Master mechanic satisfied with working life in Mongolia

                                                       Bradley Bennett in Oyu Tolgoi mine site
August 24,2010

John O'Connor
News Editor

If moving up in the world means graduating from high school in Merritt and landing a high profile mining job in Mongolia, consider Bradley Bennett a perfect example.

After sitting in the front row of the Merritt Secondary School graduating class on a warm June day at the de-iced Nicola Valley Memorial Arena a few months ago, the 56-year-old heavy duty mechanic is now steering the maintenance department at the Oyu Tolgoi (Mongolian for Turquoise Hill) mine in southern Mongolia.

Bennett had gone back to school last September to better himself and make himself more employable, and it paid off, but his mining job in Kamloops would only be the beginning.

“After I got my Grade 12 and the job in Kamloops, I determined that I could not keep myself, my wife, and my Son in the style to which we had become accustomed on the salary they were paying,” says Bennett.

So, Bennett sought some of the contractors he had worked for in the past.

“I then sent out an e-mail to three contractors that I have worked for, asking them if they had any openings for someone with my background and experience. Redpath got back to me first with the Master Mechanics offer in Mongolia at their Oyu Tolgoi site, about 600 km southeast of Ulaanbaatar.”

The Redpath Mongolia mine contains approximately 79-billion pounds of copper and 45-million ounces of gold.

“He couldn't pass up the opportunity because it's good travelling,” says Bennett's wife, Irene.

“He knows people all over the mining industry because he's been in the mining industry for over 35 years, and so, one of his friends knows what a good worker he is and qualifications and just phoned him up one day and asked him what he was doing…They asked him if he wanted to be a boss in Mongolia,” says Bennett with chuckle.

Only about two months into the project, Bennett says things are going well.

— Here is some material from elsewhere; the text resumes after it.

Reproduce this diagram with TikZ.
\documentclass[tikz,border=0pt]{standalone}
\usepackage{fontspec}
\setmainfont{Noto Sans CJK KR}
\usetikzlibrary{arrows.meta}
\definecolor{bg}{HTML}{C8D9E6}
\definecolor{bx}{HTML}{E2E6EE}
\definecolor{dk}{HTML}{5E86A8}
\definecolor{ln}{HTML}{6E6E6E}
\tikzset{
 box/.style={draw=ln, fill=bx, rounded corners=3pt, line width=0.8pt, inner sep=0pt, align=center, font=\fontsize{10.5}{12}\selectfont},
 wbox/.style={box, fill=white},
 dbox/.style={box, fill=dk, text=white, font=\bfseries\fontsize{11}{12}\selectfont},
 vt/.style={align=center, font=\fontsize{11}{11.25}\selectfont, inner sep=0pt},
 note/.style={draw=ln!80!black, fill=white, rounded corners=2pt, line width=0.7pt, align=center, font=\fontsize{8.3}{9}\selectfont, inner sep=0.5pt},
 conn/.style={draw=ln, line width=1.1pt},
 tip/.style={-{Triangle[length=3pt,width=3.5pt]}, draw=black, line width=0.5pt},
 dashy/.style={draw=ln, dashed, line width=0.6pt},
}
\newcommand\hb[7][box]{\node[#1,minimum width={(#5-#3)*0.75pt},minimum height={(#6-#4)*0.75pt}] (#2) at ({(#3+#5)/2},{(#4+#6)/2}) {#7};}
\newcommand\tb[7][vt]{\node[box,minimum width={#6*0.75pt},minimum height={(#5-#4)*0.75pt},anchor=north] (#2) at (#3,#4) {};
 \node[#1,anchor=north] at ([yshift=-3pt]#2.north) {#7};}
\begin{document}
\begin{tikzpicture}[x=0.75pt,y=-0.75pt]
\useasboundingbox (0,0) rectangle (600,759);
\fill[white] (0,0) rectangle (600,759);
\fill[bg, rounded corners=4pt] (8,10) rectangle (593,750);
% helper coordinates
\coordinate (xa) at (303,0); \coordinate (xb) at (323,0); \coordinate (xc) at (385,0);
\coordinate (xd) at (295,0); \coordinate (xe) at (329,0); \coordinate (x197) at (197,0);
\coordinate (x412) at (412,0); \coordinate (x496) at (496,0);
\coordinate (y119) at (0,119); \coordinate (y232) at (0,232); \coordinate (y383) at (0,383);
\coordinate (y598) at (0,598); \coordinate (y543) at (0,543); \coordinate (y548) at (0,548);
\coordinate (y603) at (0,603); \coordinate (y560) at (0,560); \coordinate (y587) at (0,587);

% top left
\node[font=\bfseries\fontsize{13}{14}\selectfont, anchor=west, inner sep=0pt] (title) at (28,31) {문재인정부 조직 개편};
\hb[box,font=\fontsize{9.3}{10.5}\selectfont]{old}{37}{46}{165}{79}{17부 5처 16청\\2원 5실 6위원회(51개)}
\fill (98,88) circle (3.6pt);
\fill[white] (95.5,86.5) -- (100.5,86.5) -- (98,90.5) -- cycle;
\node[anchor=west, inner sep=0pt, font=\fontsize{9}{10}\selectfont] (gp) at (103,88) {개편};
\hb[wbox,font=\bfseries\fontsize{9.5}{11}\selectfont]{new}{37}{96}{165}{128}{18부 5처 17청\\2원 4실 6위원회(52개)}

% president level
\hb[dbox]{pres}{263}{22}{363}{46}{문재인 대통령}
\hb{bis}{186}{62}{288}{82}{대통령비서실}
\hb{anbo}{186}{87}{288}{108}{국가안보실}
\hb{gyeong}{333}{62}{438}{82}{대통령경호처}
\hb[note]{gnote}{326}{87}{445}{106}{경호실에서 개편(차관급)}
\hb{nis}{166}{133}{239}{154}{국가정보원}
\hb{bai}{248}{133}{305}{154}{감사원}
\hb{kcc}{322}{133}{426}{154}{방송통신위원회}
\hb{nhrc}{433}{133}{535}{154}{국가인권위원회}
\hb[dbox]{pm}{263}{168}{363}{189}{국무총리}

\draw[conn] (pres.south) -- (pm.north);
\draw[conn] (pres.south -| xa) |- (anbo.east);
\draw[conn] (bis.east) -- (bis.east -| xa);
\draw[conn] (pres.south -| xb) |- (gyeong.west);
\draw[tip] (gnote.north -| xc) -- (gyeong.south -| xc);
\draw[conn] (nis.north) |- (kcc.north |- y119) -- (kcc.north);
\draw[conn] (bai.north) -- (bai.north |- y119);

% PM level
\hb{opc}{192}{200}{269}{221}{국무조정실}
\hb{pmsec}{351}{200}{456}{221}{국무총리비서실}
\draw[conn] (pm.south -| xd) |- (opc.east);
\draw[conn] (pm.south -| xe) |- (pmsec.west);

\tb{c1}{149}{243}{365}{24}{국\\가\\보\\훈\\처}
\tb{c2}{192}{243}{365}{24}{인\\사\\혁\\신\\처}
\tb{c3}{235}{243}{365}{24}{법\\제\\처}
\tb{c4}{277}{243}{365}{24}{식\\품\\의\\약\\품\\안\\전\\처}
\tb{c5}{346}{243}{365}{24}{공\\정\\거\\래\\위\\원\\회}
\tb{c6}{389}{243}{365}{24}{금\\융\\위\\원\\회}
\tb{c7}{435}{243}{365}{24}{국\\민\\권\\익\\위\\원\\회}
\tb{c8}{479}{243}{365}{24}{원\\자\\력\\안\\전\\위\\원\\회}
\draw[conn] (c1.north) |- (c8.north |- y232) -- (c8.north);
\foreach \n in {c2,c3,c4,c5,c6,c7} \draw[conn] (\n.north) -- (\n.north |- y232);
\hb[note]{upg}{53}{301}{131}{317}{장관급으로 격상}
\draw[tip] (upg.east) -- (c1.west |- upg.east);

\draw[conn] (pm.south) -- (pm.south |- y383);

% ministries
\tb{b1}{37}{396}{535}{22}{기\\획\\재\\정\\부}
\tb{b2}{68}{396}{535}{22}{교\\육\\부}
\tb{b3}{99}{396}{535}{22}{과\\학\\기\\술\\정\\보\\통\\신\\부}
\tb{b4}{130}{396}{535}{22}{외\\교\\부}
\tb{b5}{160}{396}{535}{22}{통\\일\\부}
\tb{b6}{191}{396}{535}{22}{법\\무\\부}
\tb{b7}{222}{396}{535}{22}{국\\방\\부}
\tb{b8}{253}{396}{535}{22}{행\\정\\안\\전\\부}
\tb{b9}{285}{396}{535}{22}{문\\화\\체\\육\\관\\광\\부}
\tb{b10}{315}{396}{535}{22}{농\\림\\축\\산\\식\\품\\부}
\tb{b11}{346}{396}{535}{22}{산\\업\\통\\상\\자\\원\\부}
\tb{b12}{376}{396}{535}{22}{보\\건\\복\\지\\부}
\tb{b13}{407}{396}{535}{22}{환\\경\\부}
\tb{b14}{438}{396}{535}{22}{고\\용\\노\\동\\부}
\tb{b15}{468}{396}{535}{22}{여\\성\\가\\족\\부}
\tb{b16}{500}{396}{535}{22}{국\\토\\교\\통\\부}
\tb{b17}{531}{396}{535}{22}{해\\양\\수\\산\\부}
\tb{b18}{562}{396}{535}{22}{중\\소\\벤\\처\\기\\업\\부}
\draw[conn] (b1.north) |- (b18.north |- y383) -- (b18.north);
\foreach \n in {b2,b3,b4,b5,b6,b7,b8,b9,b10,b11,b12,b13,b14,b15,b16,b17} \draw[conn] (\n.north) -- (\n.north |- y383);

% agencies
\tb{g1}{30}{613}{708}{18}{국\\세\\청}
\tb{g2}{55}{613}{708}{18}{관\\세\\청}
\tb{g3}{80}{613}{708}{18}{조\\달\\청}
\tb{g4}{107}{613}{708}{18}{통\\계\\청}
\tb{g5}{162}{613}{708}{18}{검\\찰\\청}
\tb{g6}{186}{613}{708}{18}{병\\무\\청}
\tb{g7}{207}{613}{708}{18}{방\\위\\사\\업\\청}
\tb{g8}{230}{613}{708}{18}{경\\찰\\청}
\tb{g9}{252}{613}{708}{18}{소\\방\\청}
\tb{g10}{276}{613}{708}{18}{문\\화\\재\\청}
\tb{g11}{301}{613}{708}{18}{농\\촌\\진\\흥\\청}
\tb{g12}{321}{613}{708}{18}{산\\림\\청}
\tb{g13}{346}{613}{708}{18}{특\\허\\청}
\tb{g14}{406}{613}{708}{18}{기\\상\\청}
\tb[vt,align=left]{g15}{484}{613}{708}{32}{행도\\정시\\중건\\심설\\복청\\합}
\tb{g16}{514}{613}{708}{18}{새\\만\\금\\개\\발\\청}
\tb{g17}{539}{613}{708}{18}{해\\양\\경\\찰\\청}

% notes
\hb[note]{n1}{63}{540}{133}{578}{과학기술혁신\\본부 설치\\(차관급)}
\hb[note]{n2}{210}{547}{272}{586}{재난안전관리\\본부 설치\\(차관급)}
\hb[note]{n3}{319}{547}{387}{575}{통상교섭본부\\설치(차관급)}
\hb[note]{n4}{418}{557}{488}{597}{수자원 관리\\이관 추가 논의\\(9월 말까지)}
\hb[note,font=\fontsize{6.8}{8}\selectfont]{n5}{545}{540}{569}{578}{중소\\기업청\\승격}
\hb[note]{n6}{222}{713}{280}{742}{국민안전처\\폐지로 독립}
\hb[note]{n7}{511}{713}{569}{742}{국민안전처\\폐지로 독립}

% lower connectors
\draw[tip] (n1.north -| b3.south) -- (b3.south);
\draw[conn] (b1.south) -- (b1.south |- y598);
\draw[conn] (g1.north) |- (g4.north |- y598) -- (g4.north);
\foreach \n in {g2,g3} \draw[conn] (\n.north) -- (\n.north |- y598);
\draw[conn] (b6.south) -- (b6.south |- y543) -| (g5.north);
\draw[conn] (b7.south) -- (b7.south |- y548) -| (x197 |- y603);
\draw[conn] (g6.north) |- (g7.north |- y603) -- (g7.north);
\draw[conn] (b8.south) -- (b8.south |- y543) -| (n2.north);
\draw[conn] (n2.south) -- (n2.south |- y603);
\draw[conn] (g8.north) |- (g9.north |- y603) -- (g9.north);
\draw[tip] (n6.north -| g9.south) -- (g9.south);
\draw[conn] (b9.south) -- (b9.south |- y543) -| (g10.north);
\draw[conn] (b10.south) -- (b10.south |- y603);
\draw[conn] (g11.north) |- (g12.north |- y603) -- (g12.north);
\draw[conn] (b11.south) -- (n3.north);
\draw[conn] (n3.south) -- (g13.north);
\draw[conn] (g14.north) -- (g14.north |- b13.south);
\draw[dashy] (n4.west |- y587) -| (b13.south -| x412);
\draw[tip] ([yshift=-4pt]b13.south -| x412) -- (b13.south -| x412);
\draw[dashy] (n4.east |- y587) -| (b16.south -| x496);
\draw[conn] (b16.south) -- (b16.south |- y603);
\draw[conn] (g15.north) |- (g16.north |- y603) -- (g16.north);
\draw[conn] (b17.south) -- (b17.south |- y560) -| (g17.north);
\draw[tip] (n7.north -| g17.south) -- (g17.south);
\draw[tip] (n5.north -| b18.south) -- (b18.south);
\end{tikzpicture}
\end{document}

“The job has been up and running for five years, but is expanding rapidly, and they felt they needed a master mechanic to steer the maintenance department in a new direction.”

Spending the greater part of last year penning note pads and writing exams alongside his son, Damon, of the same MSS graduating class, Bennett is now in the midst of day-to-day operations at the open pit, underground mine, located in a far off land, quite different from Canada.

“Getting parts to the site is the biggest challenge as some are flown in from various countries and the majority are trucked in through Russia and China,” says Bennett.

“The Mechanics on site that work for me are excellent technicians and make my job easier as I mainly keep them stocked with supplies and tools to do their job, and they require very little advice on the repair end of the job.”

And how has a small-town Canadian man like Bennett managed to adapt to the culture and cuisine of Asia?

“The people are very friendly and curious; they seem to be one of the happiest countries I have ever visited,” admits Bennett.

“Their culture is very old and traditional, that is slowly adapting to western ways. They are extremely hard working and intelligent, and pick up on things almost immediately.”

Typical Mongolian food is made up of spicy dishes made up of lamb, beef, pork, fish, and chicken, although, Bennett says western food is also available.

“I have my cereal with goats milk in the morning and I do not seem to be any worse for the wear from it.”

Although the project will last for many years, even into Bennett's eventual retirement, he says he expects to be at Oyu Tolgoi for at least two years.

“I am working two months in and one month out right now, but expect the time to change to one month in and one month out in the new year.”

“All in all I am more than satisfied with the job and the camp and the meals. The Travel to exotic countries is just one more benefit thrown in,” adds Bennett.

Bennett has been in Mongolia for just over two weeks.